My 'just for the sake of argument' rant on arts subsidization
Do I value the guys who pick up my trash and recycling every Tuesdsay morning more than all the artists and writers (real as well as self-described) in my country?As the late Dick Martin was wont to say, you bet your sweet bippy I do. I also value such things as health care, adequate policing, school crossing guards, and providing our troops in Afghanistan with absolutely everything they need, more than every painting or written screed I’ve ever come across in this land of ours.
I’d rather see a kid in a village in Somalia or in Nunavut in Canada’s far north get a few good meals than to see some painting or other subsidized via my tax bucks.
Does this make me a philistine? I don’t think so for a moment. I love the arts and hold them in great value and esteem, be such arts painting, sculpting, prose, poetry, or theatre little and big. We are surely the sum of all our collected creative forces.
But, I also believe in something else. I don’t believe taxpayers should subsidize the arts past a certain point. Consequently I do not buy into the big foofrah about the current government of Canada purportedly stiffing the arts in the country. The argument is all bloody politics, no more, no less. In point of fact the current government actually gives more to the arts than did the previous Liberals, despite M. Dion’s protestations to the contrary and attempts to make it an election issue – as if Joe Lunchbox could really give a shit. He’s more concerned about Dion’s avowal to slap a carbon tax on everybody across the land.
By the way, there is absolutely no truth to the rumour that Stephane Dion is Celine’s brother -- is there?
Now, for fear of appearing Neanderthal about all of this, let me clarify. My point is that while I revere the arts and firmly believe the world would be a worse place without some of the magnificence that has come our way via the brilliantly creative, I happen to hold to the antiquated theory that the arts should pay for themselves via purchasers, patrons or whatever. That worked well in the times of Shakespeare and Mozart, and I suspect it does now. For example, the corporate world is awash in money both legitimately and ill-gotten. Let them pay for the arts, too..
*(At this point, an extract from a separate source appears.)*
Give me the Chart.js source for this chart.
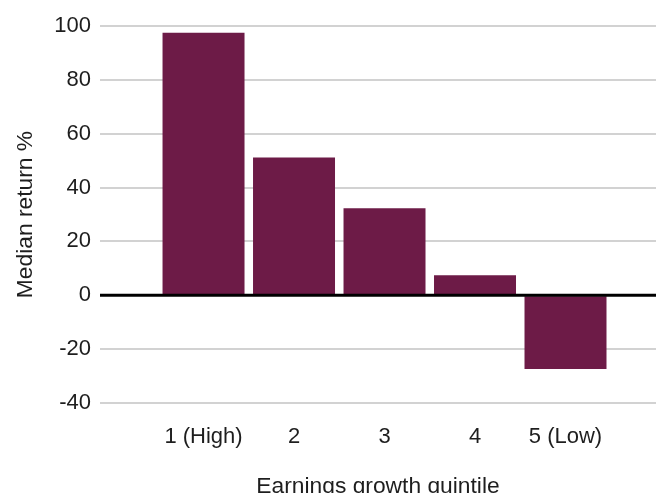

For one thing, what is deemed ‘art’ is a matter of taste, and I don’t think any artist, musician, writer or whomever should have to go cap-in-hand to some gormless civil servant to seek approval. The approval is up to public taste, and the work should rise or fall on its own merit, or lack thereof. If there is a bureaucrat who happens to fancy madrigals sung in the Ojibway language, that is jolly nice. But, if there is little demand for such an obscure offering, then I am damned if I want to pay for it.
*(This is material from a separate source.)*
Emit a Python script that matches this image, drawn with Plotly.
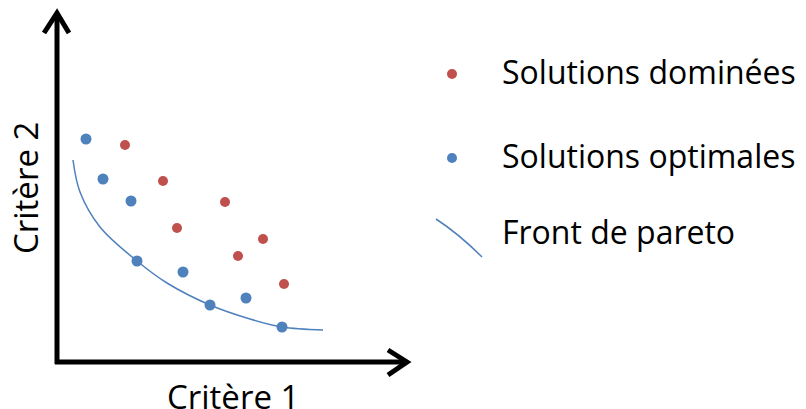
import plotly.graph_objects as go

# points, origin at the axes corner (x to the right, y upwards)
optimal_x = [29, 46, 74, 80, 126, 153, 189, 225]
optimal_y = [223, 183, 161, 101, 90, 57, 64, 35]

dominated_x = [68, 106, 168, 120, 206, 181, 227]
dominated_y = [217, 181, 160, 134, 123, 106, 78]

front_x = [16, 23, 43, 80, 110, 153, 193, 225, 266]
front_y = [202, 170, 135, 101, 79, 57, 43, 35, 32]

legend_labels = ["Solutions dominées", "Solutions optimales", "Front de pareto"]
axis_labels = ["Critère 1", "Critère 2"]

BLUE = "#4f81bd"
RED = "#c0504d"
FONT = "Open Sans, sans-serif"

fig = go.Figure()

fig.add_trace(go.Scatter(
    x=front_x, y=front_y, mode="lines",
    line={"color": BLUE, "width": 1.5, "shape": "spline", "smoothing": 1.0},
    hoverinfo="skip",
))
fig.add_trace(go.Scatter(
    x=dominated_x, y=dominated_y, mode="markers",
    marker={"color": RED, "size": 10},
))
fig.add_trace(go.Scatter(
    x=optimal_x, y=optimal_y, mode="markers",
    marker={"color": BLUE, "size": 11},
))

axis_line = {"color": "black", "width": 5}
# axes with open arrow heads
fig.add_shape(type="line", x0=0, y0=-2, x1=0, y1=348, line=axis_line)
fig.add_shape(type="line", x0=-2, y0=0, x1=349, y1=0, line=axis_line)
fig.add_shape(type="path", path="M -13,329 L 0,349 L 12,329", line=axis_line)
fig.add_shape(type="path", path="M 331,12 L 350,0 L 331,-13", line=axis_line)

# axis titles
fig.add_annotation(x=176, y=-34, text=axis_labels[0], showarrow=False,
                   font={"size": 33, "color": "black", "family": FONT},
                   xanchor="center", yanchor="middle")
fig.add_annotation(x=-32, y=174, text=axis_labels[1], showarrow=False, textangle=-90,
                   font={"size": 33, "color": "black", "family": FONT},
                   xanchor="center", yanchor="middle")

# hand-made legend on the right
legend_y = [291, 207, 131]
fig.add_shape(type="circle", x0=390, y0=283, x1=400, y1=293, fillcolor=RED, line_width=0)
fig.add_shape(type="circle", x0=390, y0=199, x1=400, y1=209, fillcolor=BLUE, line_width=0)
fig.add_shape(type="path", path="M 379,143 Q 402,128 425,105",
              line={"color": BLUE, "width": 1.5})
for label, y in zip(legend_labels, legend_y):
    fig.add_annotation(x=443, y=y, text=label, showarrow=False,
                       font={"size": 32, "color": "black", "family": FONT},
                       xanchor="left", yanchor="middle")

fig.update_layout(
    width=806, height=409,
    margin={"l": 0, "r": 0, "t": 0, "b": 0},
    paper_bgcolor="white", plot_bgcolor="white",
    showlegend=False,
    xaxis={"range": [-57, 749], "visible": False, "fixedrange": True},
    yaxis={"range": [-47, 362], "visible": False, "fixedrange": True},
)

fig.write_html("out.html", config={"displayModeBar": False},
               post_script="document.body.style.margin='0';")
Anybody who has ever applied for a Canada Council Grant knows well the hoops that must be conquered to receive a nod, and those nods only come if the flavor of the moment is adhered to. The joke used to be that if you happened to be a bipolar, aboriginal lesbian, double-amputee writing in a native Canadian language of which there were only two known speakers, you were in. If you wrote a ripping yarn in English you were hooped in the old CCG department.
For another thing, I am just not all that big on creative nationalism in which a work is deemed worthy only because it is Canadian in both theme and in the origins of its creator. Art to me is a universal thing and can possible get more out of a book translated from the Slovenian than I can from something written by a poet living in Moose Jaw, Sask. Or not. The Moose Jaw verse might be wonderful and inspiring, in which case thousands will flock to buy it. Frankly I did that there now is or ever has been a poet who could put a meal on a table by dint of his or her efforts at versification. Most teach, or sell used cars, or wait tables. The sensible ones marry rich. It’s in the nature of the calling. At the same time, most poets don’t give up their passion just because big government doesn’t cough up.
“That’s it, I’m out of the poetry racket. The government either gives me a grant, or I’m pulling the pin.”
“Wow. That oughta bring the bastards to their knees.”
In earlier times, and certainly in many other countries, the artists rose and fell on both the talents of the artist and, if he or she was lucky, he or she managed to acquire patrons to back their efforts. Either that, or they managed to capture the public’s affection.
Some societies were known for fully subsidizing the arts, provided a national flavor and state-deemed acceptability were in place. The Soviet Union and Nazi Germany come to mind. Oh, and don’t be citing Solzhenitsyn or Pasternak to me. Both were rebels, of course, and received no state support whatsoever. Yet, funnily enough, their works survived and gained universal appeal. Might be something to do with the fact they were brilliant.